Tuesday, March 14, 2006

What is it between you and me, Woman?

Someone explained to me that after Mary says "they have no wine", Jesus, who has grown weary of his mother's constant nagging, tells his mother to get lost with the rather odd phrase "What is it between you and me, Woman?" Methinks this person has read into the Scriptures something that cannot be read out of them.

In this second luminous mystery of the wedding at Cana, we have the last dialogue between Jesus and his Mother which appears in scripture (the first we already saw in the fifth joyful mystery of finding Jesus in the temple). In the first luminous mystery we struggled with why Jesus needed to be baptized (a problem of systematic theology) and ended focusing on our relationship with the Lord and how it begins with our consent but needs to mature to the point where we totally relinquish control of our own lives to the Lord. In the same spirit, let us struggle with the meaning of the phrase "what is it between you and me, Woman?" (a problem of exegesis) in hopes that we will learn something of the relationship between Mary and Jesus. For just as Jesus gives us the perfect example of what we should do and believe, the relationship of love between Jesus and Mary gives us one of the very best examples of what our own relationship with the Lord should be like.

If I learned anything from my days at Regent College, it was extreme caution against drawing any kind of connotative meaning from a literal translation of biblical text. Language is usage and changes quickly. King George VI remarked less than a hundred years ago that a piece of art was "awful, contrived, and artificial". And this was meant as a compliment! Yes, "back in those days" awful meant it inspired awe, contrived meant that deliberate effort had been spent to produce noticeable beauty, and artificial meant that it had the splendour of a beautiful work or artifice. So when a phrase uttered "back in those days" gets translated into English, what sounds like an insult may not in fact be one.

My cousin tells me that the original Greek which gets rendered "what is it between you and me?" is actually a Greek phrase which continues to this day and gets uttered when someone wants to express a sentiment roughly like "that's amazing, I was thinking the exact same thing" (Yes, I know Petersen takes the "it's none of our business" interpretation but then we have the trouble of explaining why Jesus acts the way he does in response to Mary's "disobedience" rather than dealing with the difficulty of "my time has not yet come" - and therein lies the inherent difficulty with exegesis - you ask two biblical scholars and you get three answers).

If we, for the moment, take the interpretation that Jesus is expressing a consonance rather than dissonance of thought between himself and his Mother, we have a beautiful picture of a well-functioning team led by Our Lord. Like many other of Our Lord's commands, this one seems positively ludicrous. Fill the jars intended for ablutions with water and give it to the chief wine taster? How would you react if you ran out of wine at a party and someone told you to go fetch some water from the toilet bowl tank and start giving that stuff out? (like the ablution jars, technically it's clean but sure has some strong associations with very dirty stuff) I know I didn't really believe in this "turn the other cheek" and "bless those who persecute you" that I heard every Sunday until the Pope went and visited Ali Agca to forgive the man for attempting to murder him.
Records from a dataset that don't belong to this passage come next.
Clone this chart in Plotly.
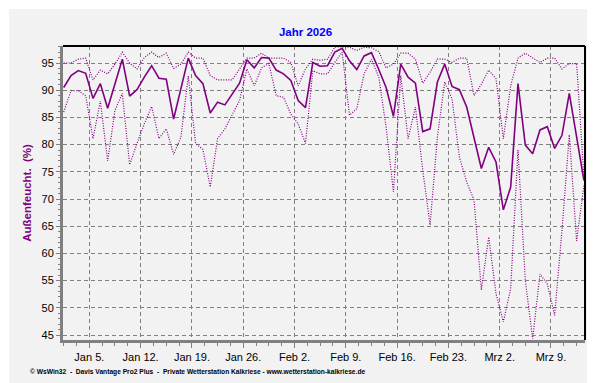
import pandas as pd
import plotly.graph_objects as go

# ---- data (daily values, Jan 1 .. Mar 13, 2026) ----
start_day = "2026-01-01 12:00"
n_days = 72
dates = pd.date_range(start_day, periods=n_days, freq="D")

hum_max = [95.0, 95.0, 95.7, 95.9, 91.9, 93.7, 93.0, 94.8, 97.0, 95.0,
           93.9, 96.0, 97.0, 96.0, 96.8, 94.0, 94.8, 97.0, 95.9, 95.9,
           92.7, 91.9, 91.9, 91.9, 93.9, 95.9, 95.9, 96.8, 95.9, 95.9,
           95.9, 95.1, 90.8, 93.9, 95.7, 95.5, 95.7, 97.9, 98.0, 97.9,
           97.3, 97.9, 97.8, 97.1, 94.1, 94.8, 96.8, 96.8, 95.7, 91.3,
           93.3, 95.7, 95.7, 95.1, 95.9, 95.9, 89.0, 91.1, 93.7, 92.1,
           81.1, 90.8, 95.9, 96.8, 95.9, 95.1, 95.9, 95.9, 93.9, 94.9,
           94.9, 74.0]
hum_mean = [90.5, 92.7, 93.6, 93.1, 88.5, 91.2, 86.7, 91.2, 95.7, 88.9,
            90.1, 92.4, 94.5, 92.2, 92.0, 84.7, 90.2, 95.9, 92.7, 91.2,
            85.8, 87.8, 87.3, 89.3, 91.3, 95.6, 94.1, 96.0, 95.9, 93.7,
            93.0, 91.8, 88.1, 86.8, 95.1, 94.4, 94.5, 97.0, 97.7, 95.4,
            93.8, 96.3, 96.9, 93.8, 90.5, 85.2, 94.8, 92.4, 91.3, 82.4,
            82.9, 91.5, 94.8, 90.7, 90.1, 86.9, 81.2, 75.6, 79.5, 76.8,
            68.0, 72.2, 91.2, 79.9, 78.3, 82.7, 83.3, 79.3, 81.7, 89.4,
            81.4, 73.4]
hum_min = [86.0, 89.9, 89.9, 89.0, 81.1, 88.0, 77.0, 86.3, 89.4, 76.3,
           80.2, 83.8, 87.0, 81.1, 82.9, 78.2, 81.4, 92.6, 80.2, 79.1,
           72.2, 81.1, 82.9, 85.4, 88.1, 93.9, 90.8, 94.1, 94.9, 89.0,
           88.7, 85.6, 83.8, 80.2, 93.6, 93.0, 93.0, 95.1, 97.0, 85.4,
           86.6, 93.0, 95.7, 92.4, 83.2, 71.3, 92.7, 81.1, 86.9, 75.3,
           65.2, 81.4, 91.5, 88.4, 77.7, 73.1, 69.8, 53.3, 63.0, 52.6,
           47.4, 53.5, 79.0, 55.0, 44.3, 56.2, 54.4, 48.6, 64.2, 81.8,
           62.3, 72.5]

tick_dates = ["2026-01-05", "2026-01-12", "2026-01-19", "2026-01-26", "2026-02-02",
              "2026-02-09", "2026-02-16", "2026-02-23", "2026-03-02", "2026-03-09"]
tick_labels = ["Jan 5.", "Jan 12.", "Jan 19.", "Jan 26.", "Feb 2.",
               "Feb 9.", "Feb 16.", "Feb 23.", "Mrz 2.", "Mrz 9."]

title_text = "Jahr 2026"
y_title = "Außenfeucht.\u00a0\u00a0(%)"
footer = ("© WsWin32\u00a0\u00a0-\u00a0\u00a0Davis Vantage Pro2 Plus\u00a0\u00a0-\u00a0\u00a0"
          "Private Wetterstation Kalkriese - www.wetterstation-kalkriese.de")

# ---- styling ----
PURPLE = "#800080"
GRAY = "#808080"
BG = "#F2F2F2"
W, H = 595, 383
L, R, T, B = 55, 18, 38, 51
PW, PH = W - L - R, H - T - B


def px_x(p):
    return (p - L) / PW


def px_y(p):
    return (H - B - p) / PH


fig = go.Figure()
dot = "1px,1.5px"
fig.add_trace(go.Scatter(x=dates, y=hum_max, mode="lines",
                         line=dict(color=PURPLE, width=1.2, dash=dot), hoverinfo="skip"))
fig.add_trace(go.Scatter(x=dates, y=hum_min, mode="lines",
                         line=dict(color=PURPLE, width=1.2, dash=dot), hoverinfo="skip"))
fig.add_trace(go.Scatter(x=dates, y=hum_mean, mode="lines",
                         line=dict(color=PURPLE, width=1.6), hoverinfo="skip"))

font_family = "Liberation Sans, Arial, sans-serif"

fig.update_layout(
    width=W, height=H,
    margin=dict(l=L, r=R, t=T, b=B, pad=0),
    paper_bgcolor=BG, plot_bgcolor=BG,
    showlegend=False,
    font=dict(family=font_family, size=11, color="black"),
    title=dict(text=f"<b>{title_text}</b>", x=0.5, xref="container", xanchor="center",
               y=1 - 24 / H, yref="container", yanchor="middle",
               font=dict(family=font_family, size=11.5, color="#0000FF")),
)

fig.update_xaxes(
    type="date",
    range=["2026-01-01 09:42", "2026-03-13 15:28"],
    tickmode="array", tickvals=tick_dates, ticktext=tick_labels,
    ticks="outside", ticklen=5, tickwidth=1, tickcolor=GRAY,
    tickfont=dict(family=font_family, size=11, color="black"),
    showline=True, linecolor=GRAY, linewidth=3,
    showgrid=True, gridcolor=GRAY, gridwidth=1, griddash="4px,3px",
    minor=dict(dtick=151200000, tick0="2026-01-05", ticks="outside", ticklen=3,
               tickcolor=GRAY, showgrid=False),
    zeroline=False, fixedrange=True,
)
fig.update_yaxes(
    range=[44.08, 98.125],
    tickmode="linear", tick0=45, dtick=5,
    ticks="outside", ticklen=4, tickwidth=1, tickcolor=GRAY,
    tickfont=dict(family=font_family, size=11, color="black"),
    showline=True, linecolor=GRAY, linewidth=3,
    showgrid=True, gridcolor=GRAY, gridwidth=1, griddash="4px,3px",
    minor=dict(dtick=1, tick0=45, ticks="outside", ticklen=2, tickcolor=GRAY, showgrid=False),
    title=dict(text=f"<b>{y_title}</b>", standoff=8,
               font=dict(family=font_family, size=11.5, color=PURPLE)),
    zeroline=False, fixedrange=True,
)

# black top / right frame of the plot area
fig.add_shape(type="line", xref="paper", yref="paper", x0=0, x1=1, y0=1, y1=1,
              line=dict(color="black", width=2), layer="above")
fig.add_shape(type="line", xref="paper", yref="paper", x0=1, x1=1, y0=0, y1=1,
              line=dict(color="black", width=2), layer="above")

# window-like border of the image
fig.add_shape(type="line", xref="paper", yref="paper", x0=px_x(0), x1=px_x(W), y0=px_y(0.5), y1=px_y(0.5),
              line=dict(color="white", width=1))
fig.add_shape(type="line", xref="paper", yref="paper", x0=px_x(0.5), x1=px_x(0.5), y0=px_y(0), y1=px_y(H),
              line=dict(color="white", width=1))
fig.add_shape(type="line", xref="paper", yref="paper", x0=px_x(0), x1=px_x(W), y0=px_y(381.5), y1=px_y(381.5),
              line=dict(color="#A0A0A0", width=1))
fig.add_shape(type="line", xref="paper", yref="paper", x0=px_x(592.5), x1=px_x(592.5), y0=px_y(0), y1=px_y(H),
              line=dict(color="#A0A0A0", width=1))

fig.add_annotation(text=f"<b>{footer}</b>", xref="paper", yref="paper",
                   x=px_x(20), y=px_y(363.5), xanchor="left", yanchor="middle",
                   showarrow=False, font=dict(family=font_family, size=6.65, color="black"))

fig.write_html("out.html", config={"displayModeBar": False})
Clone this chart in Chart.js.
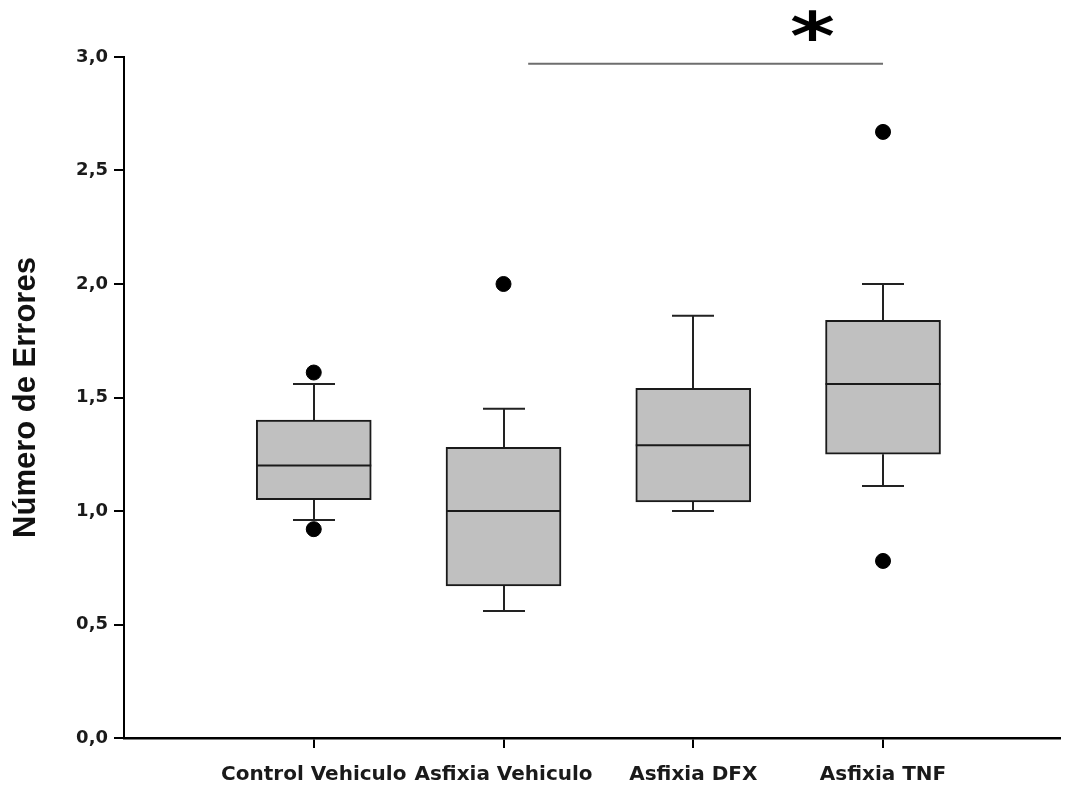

Before believing in the promises of the Bible, almost every convert tells of how they met a person who believed in the promises of the Bible. While the words of Our Lord are truth in of themselves, the witness of just one person who believes the words of Our Lord can carry more weight with the undecided than the entirety of the Sacred Scriptures themselves. It is almost as if when someone believes the words of Our Lord, the word is made flesh once again. Now Mary knows from many years of experience (starting perhaps with finding him in the Temple) just how shocking and unexpected Jesus actions can be. And so she proactively and confidently tells the servants to "do whatever he tells you".

In this narrative of Jesus, Mary, and the servants bringing new wine to the wedding, we see here a perfect picture of what happens during "evangelism". It begins with someone who already has a relationship with the Lord noticing that many people are "without wine" and approaching the Lord with this concern. Why Jesus waited until Mary said something constitutes as much of a mystery as why Jesus often waits for us to pray for someone by name before converting them. The Lord then takes over and starts saying things which stretch the our bounds of credibility. And yet, a key witness still plays a part and says "we can trust Jesus and do whatever he says". People decide to trust because someone else also trusts - and the best wine ever brings new life to the party.

What is it between you and your Lord? It is your relationship with him, built on trust, united in concern for others, and a source of great blessing to those around you.